Construction and Infrastructure

New waterside restaurant will retain historic heritage

Written by: Andrew Merrell | Posted 13 July 2020 8:51

New waterside restaurant will retain historic heritage

A new waterfront terraced restaurant could be built as part of a multi-million-pound redevelopment plan for some of Gloucestershire's most historic buildings. 

We are talking about redevelopment of the remaining derelict listed red-brick and timber buildings alongside the Gloucester to Sharpness canal. 

This is Quays specialist developer Rokeby Merchant Developments’s new set of plans for the 19th Century Transit Shed at Bakers Quay, part of its £30 million phase two of a scheme which would all but complete the redevelopment of the waterfront strip.

Adrian Goodall, a director of Rokeby Merchant, the company driving the project, said: “We want to create a terraced restaurant at the heart of Bakers Quay, south facing and overlooking the canal. We believe it will be a popular addition to the amenities enjoyed at Bakers Quay.” 

The Grade II-listed Transit Shed, between the Provender building (think of the Costa Coffee, and Premier Inn Hotel sites) and the Malthouse, was built in 1867 by the Midland Railway Company, but is now on the building at risk register. 

According to the design and access statement submitted with the new planning application – a revised scheme reflecting the changing economic climate - “given the poor and dangerous condition that the building is now in, it is unlikely that it could form any part of any future development proposal without being fully dismantled and repaired prior to any restoration”.
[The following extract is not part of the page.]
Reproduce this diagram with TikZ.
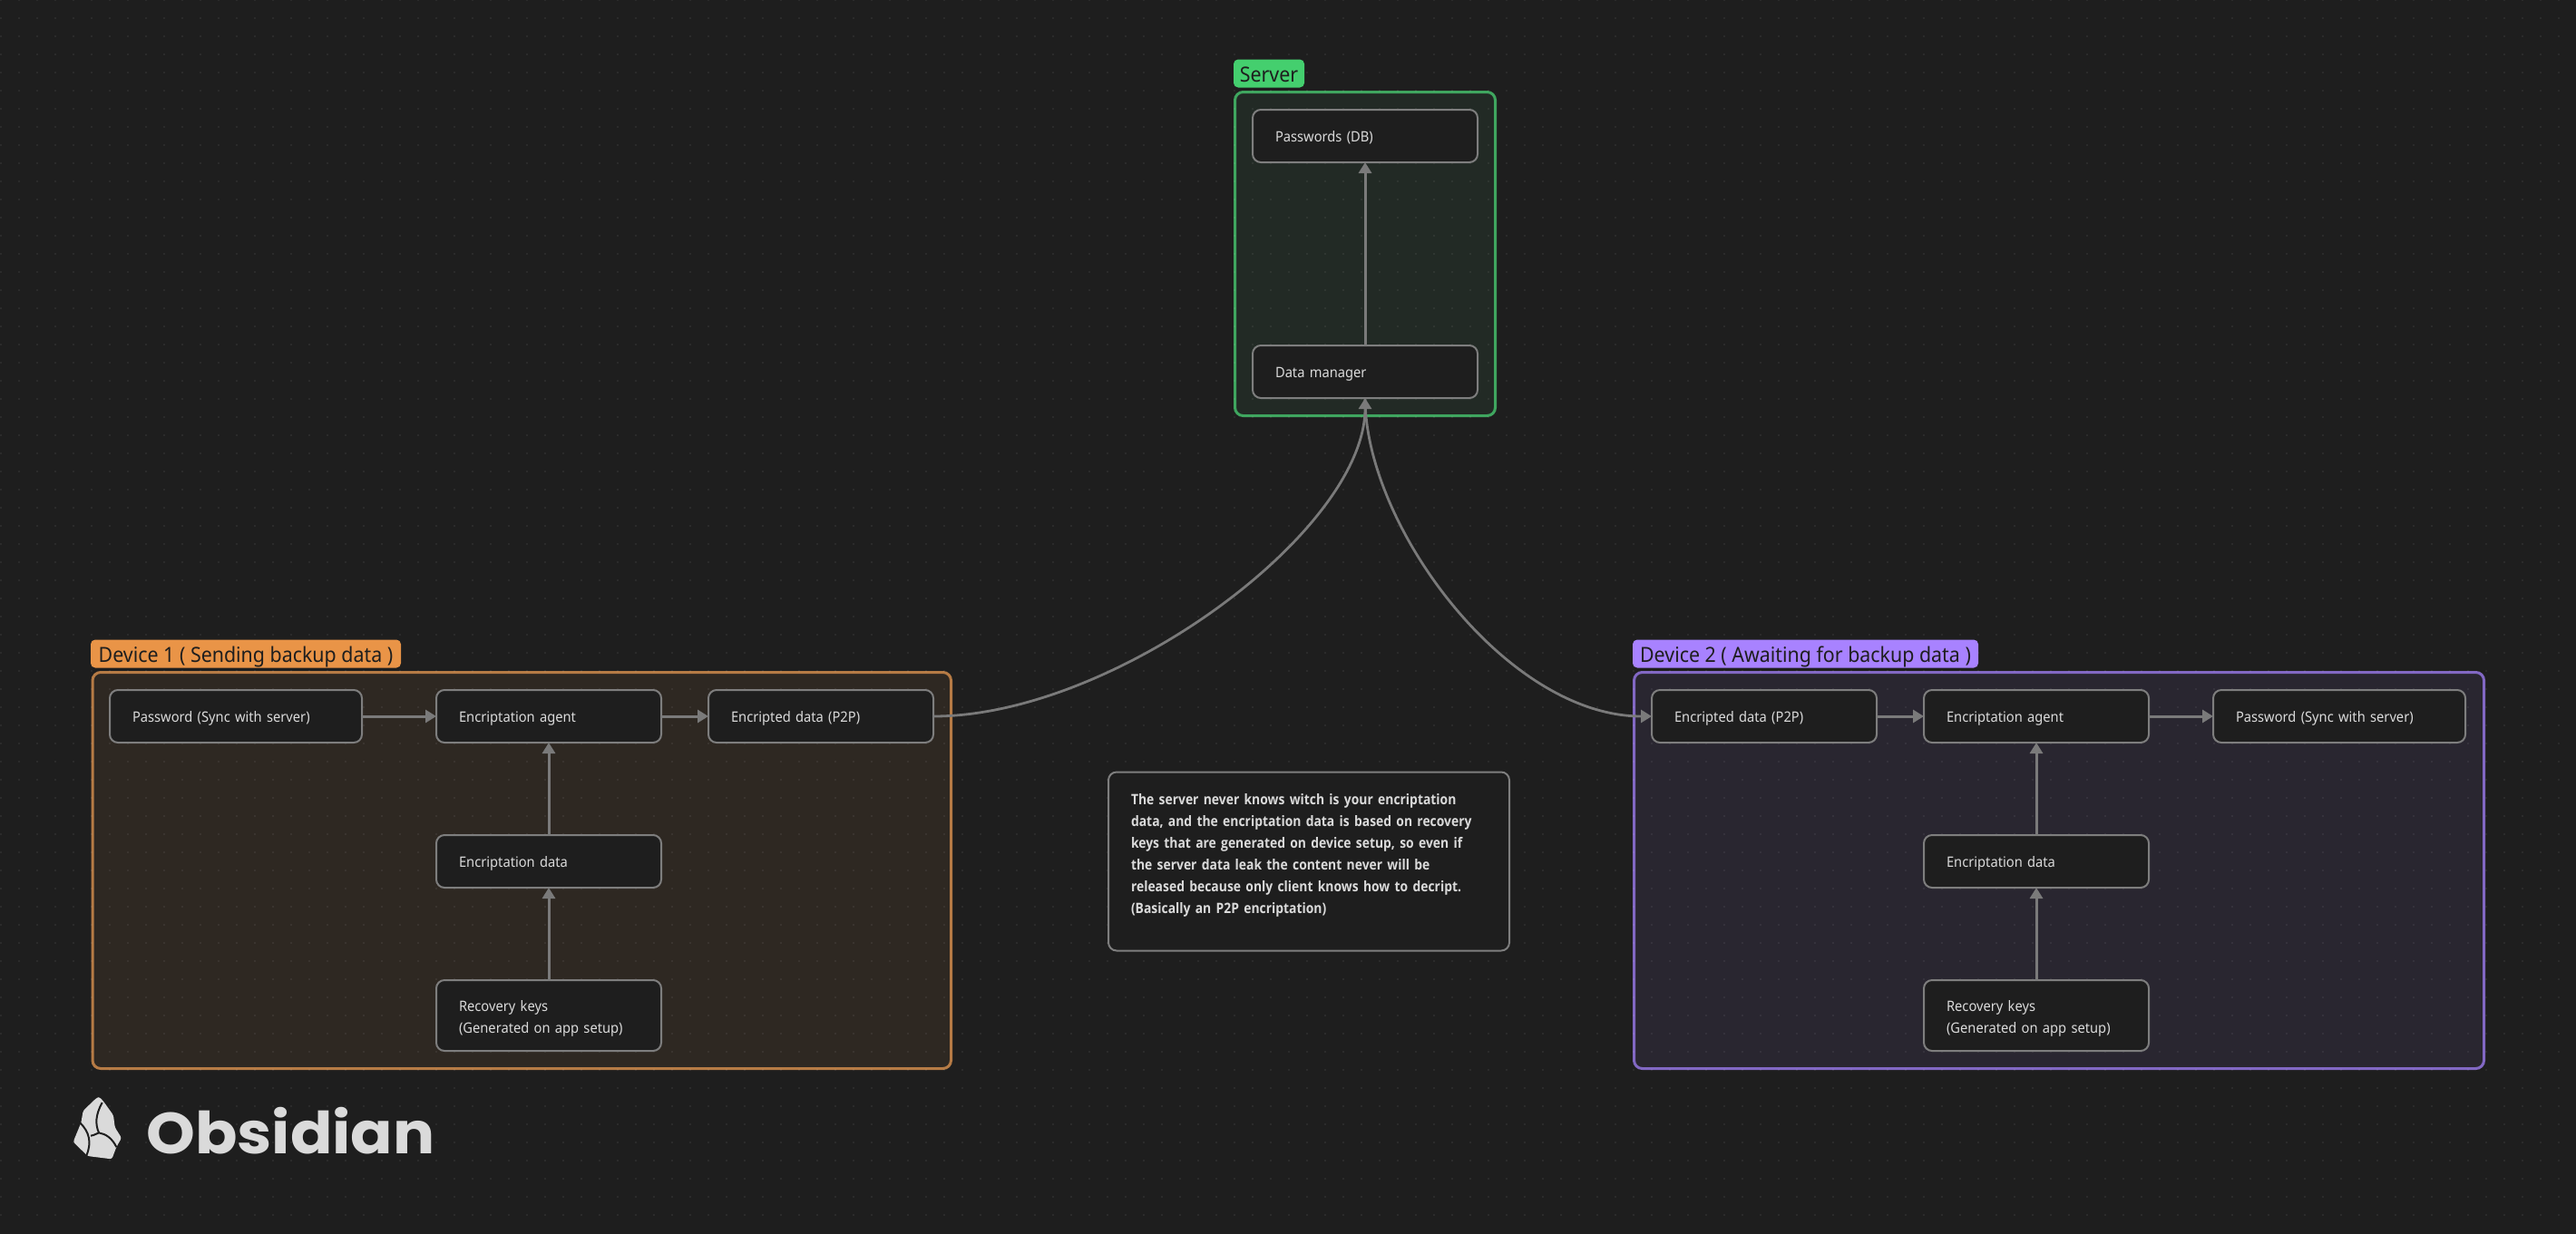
\documentclass[tikz,border=0pt]{standalone}
\usepackage{graphicx}
\usepackage{fontspec}
\setmainfont{Noto Sans}[FakeStretch=0.93]
\newfontfamily\notefont{Open Sans}[FakeStretch=0.88]
\newfontfamily\logofont{Poppins}
\usetikzlibrary{arrows.meta,positioning}
\definecolor{bgc}{HTML}{1E1E1E}
\definecolor{edgec}{HTML}{7A7A7A}
\definecolor{boxline}{HTML}{7E7E7E}
\definecolor{txtc}{HTML}{DADADA}
\definecolor{orl}{HTML}{E99447}
\definecolor{orb}{HTML}{B67B45}
\definecolor{orf}{HTML}{2E2822}
\definecolor{grl}{HTML}{44CF6E}
\definecolor{grb}{HTML}{3FA65F}
\definecolor{grf}{HTML}{222A25}
\definecolor{pul}{HTML}{A882FF}
\definecolor{pub}{HTML}{8268C4}
\definecolor{puf}{HTML}{292630}
\tikzset{
  x=0.5pt,y=-0.5pt,
  cardbox/.style 2 args={draw=boxline,line width=1pt,fill=bgc,rounded corners=4.5pt,outer sep=0pt,
    minimum width=#1*0.5pt,minimum height=#2*0.5pt,text width=#1*0.5pt-25pt,inner xsep=12.5pt,inner ysep=0pt,
    align=left,text=txtc,font=\fontsize{7.9pt}{12pt}\selectfont,
    execute at begin node={\rule[-3pt]{0pt}{12pt}}},
  notebox/.style={draw=boxline,line width=1pt,fill=bgc,rounded corners=4.5pt,outer sep=0pt,
    minimum width=221pt,minimum height=98.5pt,text width=196pt,inner xsep=12.5pt,inner ysep=0pt,
    align=left,text=txtc,font=\notefont\bfseries\fontsize{7.9pt}{12pt}\selectfont},
  framebox/.style n args={4}{draw=#3,fill=#4,line width=1.5pt,rounded corners=4.5pt,outer sep=0pt,
    minimum width=#1*0.5pt,minimum height=#2*0.5pt,inner sep=0pt},
  tagbox/.style={rounded corners=2.5pt,inner sep=0pt,outer sep=0pt,minimum height=15.5pt,
    text=bgc,font=\fontsize{11.5pt}{14pt}\selectfont,
    execute at begin node={\rule[-3pt]{0pt}{15.5pt}}},
  conn/.style={draw=edgec,line width=1.5pt,-{Triangle[length=6pt,width=7pt]}},
  curve/.style={draw=edgec,line width=1.4pt,-{Triangle[length=6pt,width=7pt]}},
  gridline/.style={draw=white,opacity=0.06,line width=0.7pt,dash pattern=on 0.7pt off 9.3pt}
}
\begin{document}
\begin{tikzpicture}
\useasboundingbox (0,0) rectangle (2840,1360);
\fill[bgc] (-6,-6) rectangle (2846,1366);
% group frames
\node[framebox={287}{357}{grb}{grf}] (server) at (1505,280) {};
\node[framebox={946.5}{437}{orb}{orf}] (dev1) at (575.25,960) {};
\node[framebox={937}{437}{pub}{puf}] (dev2) at (2270,960) {};
% canvas dot grid
\foreach \j in {0,...,67} { \draw[gridline] (0.3,20*\j) -- (2840,20*\j); }
% group tags
\node[tagbox,fill=grl,minimum width=39pt] (tags) at (1399,81) {Server};
\node[tagbox,fill=orl,minimum width=171pt] (tag1) at (271,721) {Device 1 ( Sending backup data )};
\node[tagbox,fill=pul,minimum width=190.5pt] (tag2) at (1990.5,721) {Device 2 ( Awaiting for backup data )};
% server cards
\node[cardbox={248}{58}] (db) at (1505,150) {Passwords (DB)};
\node[cardbox={248}{58}] (dm) at (1505,410) {Data manager};
% device 1 cards
\node[cardbox={278}{58}] (apw) at (260,790) {Password (Sync with server)};
\node[cardbox={248}{58}] (aag) at (605,790) {Encriptation agent};
\node[cardbox={248}{58}] (aen) at (905,790) {Encripted data (P2P)};
\node[cardbox={248}{58}] (ada) at (605,950) {Encriptation data};
\node[cardbox={248}{78}] (ark) at (605,1120) {Recovery keys\\(Generated on app setup)};
% device 2 cards
\node[cardbox={248}{58}] (ben) at (1945,790) {Encripted data (P2P)};
\node[cardbox={248}{58}] (bag) at (2245,790) {Encriptation agent};
\node[cardbox={278}{58}] (bpw) at (2579,790) {Password (Sync with server)};
\node[cardbox={248}{58}] (bda) at (2245,950) {Encriptation data};
\node[cardbox={248}{78}] (brk) at (2245,1120) {Recovery keys\\(Generated on app setup)};
% note
\node[notebox,anchor=north west,execute at end node={\par\vspace*{7pt}}] (note) at (1222,851.5)
  {The server never knows witch is your encriptation\\data, and the encriptation data is based on recovery\\keys that are generated on device setup, so even if\\the server data leak the content never will be\\released because only client knows how to decript.\\(Basically an P2P encriptation)};
% connectors
\draw[conn] (dm) -- (db);
\draw[conn] (apw) -- (aag);
\draw[conn] (aag) -- (aen);
\draw[conn] (ada) -- (aag);
\draw[conn] (ark) -- (ada);
\draw[conn] (ben) -- (bag);
\draw[conn] (bag) -- (bpw);
\draw[conn] (bda) -- (bag);
\draw[conn] (brk) -- (bda);
\draw[curve] (aen.east) .. controls (1229,790) and (1505,585) .. (dm.south);
\draw[curve] (dm.south) .. controls (1505,580) and (1661,790) .. (ben.west);
% logo
\begin{scope}[shift={(60,1180)},x=0.1667pt,y=-0.1667pt]
\fill[txtc,rounded corners=1.2pt] (150,90) -- (165,108) -- (195,150) -- (200,190) -- (222,225) -- (205,255) -- (190,295) -- (110,285) -- (62,238) -- (88,175) -- (95,135) -- (140,92) -- cycle;
\draw[bgc,line width=1pt] (158,108) .. controls (135,150) and (135,180) .. (147,208);
\draw[bgc,line width=1pt] (85,175) .. controls (115,205) and (125,240) .. (105,285);
\draw[bgc,line width=1pt] (120,218) .. controls (135,215) and (140,210) .. (147,208) .. controls (170,212) and (190,225) .. (205,255);
\end{scope}
\node[text=txtc,inner sep=0pt,font=\logofont\bfseries\fontsize{32pt}{32pt}\selectfont,anchor=west] (logo) at (161,1247) {\scalebox{1.07}[1]{Obsidian}};
\end{tikzpicture}
\end{document}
The work will compliment other grand plans already afoot just back from the waterfront at nearby Downings Malthouse where plans are already underway for new apartments and commercial units in the converted buildings and a new-build block alongside them.

This part of the scheme has involved extensive work to save as much of the original structure as possible and is ongoing with the building currently shrouded in scaffolding.

Mr Goodall, said: “Our objective has always been to retain as much of the heritage on site as possible and I hope this document shows the lengths we are going to in order to do so. 

“The historic features are what help to make this site unique and an attractive place to live and spend leisure time. 

“We are conscious that we are guardians of these buildings and want to give them a new lease of life for future generations.” 

The design and access statement acknowledges “the proposals denote significant changes to this listed building”, it also argues “the design team feels that it represents the best opportunity to successfully showcase the key features of this building whilst also providing a realistic and vibrant use for this much disused building”. 

Phase one of the masterplan was summed up as a £20 million project which created 47 apartments and two commercial units in the new Provender building, a 104-bed Premier Inn hotel, a drive thru Costa Coffee outlet and a Beefeater restaurant in a restored Engine House. It was completed in Summer 2018.